The biggest issue causing the workforce shortage is something that President Joe Biden wants to fix but which South Dakota’s Republican leaders have resisted—more affordable child care:
“The lack of reliable, affordable daycare is the number one issue that is affecting our workforce crunch right now,” Sioux Falls Mayor Paul TenHaken said.
In Sioux Falls alone, about 2,000 children of working parents do not have child-care spots available to them, and an estimated 4,000 parents in the city are not in the workforce but could be if they had day care available, according to a recent report by the Sioux Falls Child Care Collaborative.
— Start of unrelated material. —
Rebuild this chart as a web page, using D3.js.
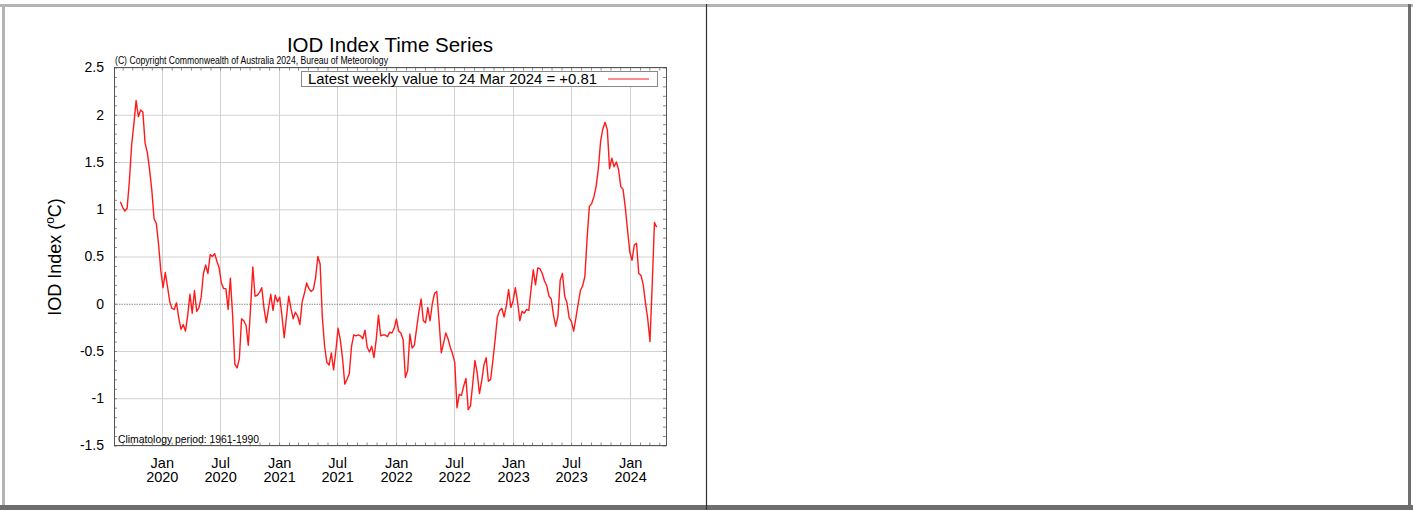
<!DOCTYPE html>
<html>
<head>
<meta charset="utf-8">
<script src="https://cdn.jsdelivr.net/npm/d3@7"></script>
<style>
    body { margin: 0; background: #fff; }
    svg text { font-family: "Liberation Sans", Arial, Helvetica, sans-serif; fill: #000; }
</style>
</head>
<body>
<div id="chart"></div>
<script>
// weekly IOD values, the last one is the week ending 24 Mar 2024
const lastWeek = "2024-03-24";
const iodValues = [
    1.08, 1.02, 0.98, 1.01, 1.30, 1.68, 1.90, 2.15, 1.98, 2.05,
    2.03, 1.70, 1.60, 1.42, 1.20, 0.90, 0.85, 0.63, 0.35, 0.17,
    0.33, 0.18, 0.02, -0.05, -0.06, 0.01, -0.15, -0.27, -0.22, -0.29,
    -0.12, 0.10, -0.10, 0.14, -0.08, -0.04, 0.07, 0.32, 0.41, 0.32,
    0.52, 0.50, 0.53, 0.45, 0.38, 0.22, 0.16, 0.16, -0.06, 0.27,
    -0.12, -0.64, -0.68, -0.58, -0.16, -0.18, -0.23, -0.44, -0.05, 0.39,
    0.08, 0.09, 0.12, 0.17, -0.05, -0.20, -0.05, 0.10, -0.07, 0.09,
    0.02, 0.07, -0.13, -0.36, -0.14, 0.08, -0.05, -0.16, -0.09, -0.13,
    -0.22, 0.02, 0.11, 0.22, 0.16, 0.13, 0.15, 0.28, 0.50, 0.42,
    -0.15, -0.45, -0.62, -0.65, -0.52, -0.70, -0.50, -0.26, -0.38, -0.58,
    -0.85, -0.80, -0.74, -0.45, -0.33, -0.34, -0.33, -0.34, -0.37, -0.28,
    -0.46, -0.51, -0.45, -0.57, -0.38, -0.12, -0.34, -0.33, -0.33, -0.35,
    -0.30, -0.31, -0.26, -0.16, -0.29, -0.31, -0.38, -0.78, -0.71, -0.32,
    -0.47, -0.44, -0.26, -0.09, 0.05, -0.18, -0.20, -0.04, -0.18, 0.00,
    0.11, 0.13, -0.18, -0.52, -0.42, -0.31, -0.37, -0.46, -0.53, -0.62,
    -1.10, -0.96, -0.97, -0.87, -0.79, -1.12, -1.08, -0.85, -0.60, -0.73,
    -0.95, -0.82, -0.65, -0.57, -0.82, -0.80, -0.60, -0.38, -0.14, -0.07,
    -0.05, -0.14, -0.02, 0.15, -0.04, 0.03, 0.17, 0.02, -0.18, -0.08,
    -0.10, -0.06, -0.07, 0.15, 0.36, 0.20, 0.38, 0.37, 0.32, 0.24,
    0.19, 0.08, 0.05, -0.12, -0.24, -0.13, 0.25, 0.32, 0.08, 0.01,
    -0.15, -0.19, -0.29, -0.15, 0.00, 0.14, 0.19, 0.29, 0.70, 1.03,
    1.06, 1.13, 1.24, 1.43, 1.72, 1.85, 1.92, 1.84, 1.43, 1.54,
    1.45, 1.50, 1.42, 1.24, 1.21, 1.02, 0.78, 0.55, 0.46, 0.62,
    0.64, 0.32, 0.30, 0.20, 0.01, -0.16, -0.40, 0.20, 0.86, 0.81
];

const yDomain = [-1.5, 2.5];
const yTicks = [2.5, 2, 1.5, 1, 0.5, 0, -0.5, -1, -1.5];
const yTickLabels = ["2.5", "2", "1.5", "1", "0.5", "0", "-0.5", "-1", "-1.5"];

const xDomain = ["2019-08-05", "2024-04-22"];
const xTickDates = ["2020-01-01", "2020-07-01", "2021-01-01", "2021-07-01", "2022-01-01",
                    "2022-07-01", "2023-01-01", "2023-07-01", "2024-01-01"];
const xTickMonths = ["Jan", "Jul", "Jan", "Jul", "Jan", "Jul", "Jan", "Jul", "Jan"];
const xTickYears = ["2020", "2020", "2021", "2021", "2022", "2022", "2023", "2023", "2024"];

const titleText = "IOD Index Time Series";
const copyrightText = "(C) Copyright Commonwealth of Australia 2024, Bureau of Meteorology";
const legendText = "Latest weekly value to 24 Mar 2024 = +0.81";
const climText = "Climatology period: 1961-1990";

const width = 1413, height = 510;
const plot = { left: 114, right: 666, top: 67.5, bottom: 445.5 };

const parse = d3.utcParse("%Y-%m-%d");

const svg = d3.select("#chart").append("svg")
    .attr("width", width)
    .attr("height", height)
    .style("display", "block");

// page frame (table style border + the divider between the two cells)
svg.append("rect").attr("x", 0).attr("y", 4).attr("width", width).attr("height", 3).attr("fill", "#b4b4b4");
svg.append("rect").attr("x", 2).attr("y", 4).attr("width", 3).attr("height", height - 4).attr("fill", "#b4b4b4");
svg.append("rect").attr("x", 1408).attr("y", 4).attr("width", 3).attr("height", height - 4).attr("fill", "#6e6e6e");
svg.append("rect").attr("x", 0).attr("y", 505).attr("width", width).attr("height", 5).attr("fill", "#6e6e6e");
svg.append("line").attr("x1", 706.5).attr("x2", 706.5).attr("y1", 4).attr("y2", height)
    .attr("stroke", "#333").attr("stroke-width", 1.2);

const x = d3.scaleUtc().domain(xDomain.map(parse)).range([plot.left, plot.right]);
const y = d3.scaleLinear().domain(yDomain).range([plot.bottom, plot.top]);

const end = parse(lastWeek);
const series = iodValues.map((v, i) => ({
    date: d3.utcWeek.offset(end, i - (iodValues.length - 1)),
    value: v
}));

// grid lines
svg.append("g")
    .selectAll("line")
    .data(yTicks.filter(d => d !== 0))
    .enter().append("line")
    .attr("x1", plot.left).attr("x2", plot.right)
    .attr("y1", d => y(d) + 0.5).attr("y2", d => y(d) + 0.5)
    .attr("stroke", "#d2d2d2");

svg.append("g")
    .selectAll("line")
    .data(xTickDates.map(parse))
    .enter().append("line")
    .attr("x1", d => Math.round(x(d)) + 0.5).attr("x2", d => Math.round(x(d)) + 0.5)
    .attr("y1", plot.top).attr("y2", plot.bottom)
    .attr("stroke", "#d2d2d2");

// dotted zero line
svg.append("line")
    .attr("x1", plot.left).attr("x2", plot.right)
    .attr("y1", y(0) + 0.5).attr("y2", y(0) + 0.5)
    .attr("stroke", "#8a8a8a")
    .attr("stroke-dasharray", "1.5,1");

// minor ticks inside the frame: every 0.1 on the sides, every month top and bottom
const minorY = d3.range(-15, 26).map(d => d / 10);
const months = d3.utcMonth.range(x.domain()[0], x.domain()[1]);

function tidy(g) {
    g.select(".domain").remove();
    g.selectAll(".tick line").attr("stroke", "#8a8a8a");
}

svg.append("g").attr("transform", `translate(${plot.left},0)`)
    .call(d3.axisLeft(y).tickValues(minorY).tickSize(-3).tickFormat(""))
    .call(tidy);
svg.append("g").attr("transform", `translate(${plot.right},0)`)
    .call(d3.axisRight(y).tickValues(minorY).tickSize(-3).tickFormat(""))
    .call(tidy);
svg.append("g").attr("transform", `translate(0,${plot.bottom})`)
    .call(d3.axisBottom(x).tickValues(months).tickSize(-3).tickFormat(""))
    .call(tidy);
svg.append("g").attr("transform", `translate(0,${plot.top})`)
    .call(d3.axisTop(x).tickValues(months).tickSize(-3).tickFormat(""))
    .call(tidy);

// the IOD line
const line = d3.line()
    .x(d => x(d.date))
    .y(d => y(d.value));

svg.append("path")
    .datum(series)
    .attr("fill", "none")
    .attr("stroke", "#ff1a1a")
    .attr("stroke-width", 1.4)
    .attr("stroke-linejoin", "round")
    .attr("d", line);

// plot frame
svg.append("rect")
    .attr("x", plot.left + 0.5).attr("y", plot.top)
    .attr("width", plot.right - plot.left).attr("height", plot.bottom - plot.top)
    .attr("fill", "none")
    .attr("stroke", "#555");

// y tick labels
const yAxis = svg.append("g")
    .attr("transform", `translate(${plot.left},0)`)
    .call(d3.axisLeft(y).tickValues(yTicks).tickSize(0).tickPadding(10)
        .tickFormat((d, i) => yTickLabels[i]));
yAxis.select(".domain").remove();
yAxis.selectAll("text")
    .style("font-family", "'Liberation Sans', Arial, sans-serif")
    .style("font-size", "14px")
    .attr("fill", "#000");

// x tick labels, month over year
const xAxis = svg.append("g")
    .attr("transform", `translate(0,${plot.bottom})`)
    .call(d3.axisBottom(x).tickValues(xTickDates.map(parse)).tickSize(0).tickFormat(""));
xAxis.select(".domain").remove();
xAxis.selectAll(".tick text").remove();
xAxis.selectAll(".tick").each(function(d, i) {
    const t = d3.select(this).append("text")
        .attr("text-anchor", "middle")
        .style("font-size", "14.5px");
    t.append("tspan").attr("x", 0).attr("y", 22).text(xTickMonths[i]);
    t.append("tspan").attr("x", 0).attr("y", 36).text(xTickYears[i]);
});

// titles and notes
svg.append("text")
    .attr("x", 390).attr("y", 52)
    .attr("text-anchor", "middle")
    .style("font-size", "20.5px")
    .text(titleText);

svg.append("text")
    .attr("x", 115).attr("y", 64)
    .attr("textLength", 273)
    .attr("lengthAdjust", "spacingAndGlyphs")
    .style("font-size", "10.5px")
    .text(copyrightText);

svg.append("text")
    .attr("x", 118).attr("y", 442.5)
    .attr("textLength", 141)
    .attr("lengthAdjust", "spacingAndGlyphs")
    .style("font-size", "10px")
    .text(climText);

// y axis title with the superscript degree
const yLabel = svg.append("text")
    .attr("transform", "translate(61,257) rotate(-90)")
    .attr("text-anchor", "middle")
    .style("font-size", "18px");
yLabel.append("tspan").text("IOD Index (");
yLabel.append("tspan").attr("dy", -7).style("font-size", "12px").text("o");
yLabel.append("tspan").attr("dy", 7).text("C)");

// legend
const legend = svg.append("g");
legend.append("rect")
    .attr("x", 301.5).attr("y", 71.5)
    .attr("width", 356).attr("height", 15)
    .attr("fill", "#fff")
    .attr("stroke", "#888");
legend.append("text")
    .attr("x", 308).attr("y", 84)
    .attr("textLength", 289)
    .attr("lengthAdjust", "spacingAndGlyphs")
    .style("font-size", "14.5px")
    .text(legendText);
legend.append("line")
    .attr("x1", 608).attr("x2", 649)
    .attr("y1", 79).attr("y2", 79)
    .attr("stroke", "#ff1a1a")
    .attr("stroke-width", 1.2);
</script>
</body>
</html>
…“This is our most important asset, this is our kids we’re taking about,” TenHaken said. “What’s that worth to a society to make sure we’re investing in ensuring these kids get the absolutely top-shelf care when not under their parents’ supervision? It says a lot about us as a society in how you invest in your kids and your youth, and it kind of tells you where your priorities are as a community and as a state” [Bart Pfankuch, “Child Care Crisis in S.D. Hurting Families, Employers and State Economy,” South Dakota News Watch, 2021.12.15].
Paul’s friends John Thune and Kristi Noem resisted President Biden’s efforts to include child care in his investments in vital national infrastructure, saying infrastructure dollars should only be used for their narrow, traditional conception of infrastructure. But now Noem is willing repurpose federal coronavirus relief funds to do things well outside any definition of pandemic relief, like spending $100 million to build the daycare centers TenHaken says we need:
Through the use of federal funds, the Department of Social Services will use $100 million to provide grants for startup and one-time costs for new daycare centers. This will allow high-quality child care facilities to open and expand around the state. And it will help existing registered facilities stay open.
We need to study the hurdles facing child care centers. We will provide resources to employers who want to open child care facilities for their employees. And we will fund scholarships to train skilled child care workers.
I know parents want the best for their children. But the answer isn’t government bureaucrats taking care of their kids. Let’s strengthen our existing daycare centers, help new providers enter the business, and put more talented child care professionals into the field [Gov. Kristi Noem, budget address, 2021.12.07].
Of course, as is the case with another hindrance to worker availability, affordable housing, the things South Dakota’s economy needs will only become more affordable if South Dakota pays better wages, and Noem’s one-time expenditure of federal money does nothing to ensure ongoing livable wages for either daycare providers or the parents whose need to work four jobs to afford groceries and health insurance requires them to put their kids in child care. But a comprehensive solution would require vision and courage, neither of which our Governor has. She can only see as far as her next bailout from the federal government.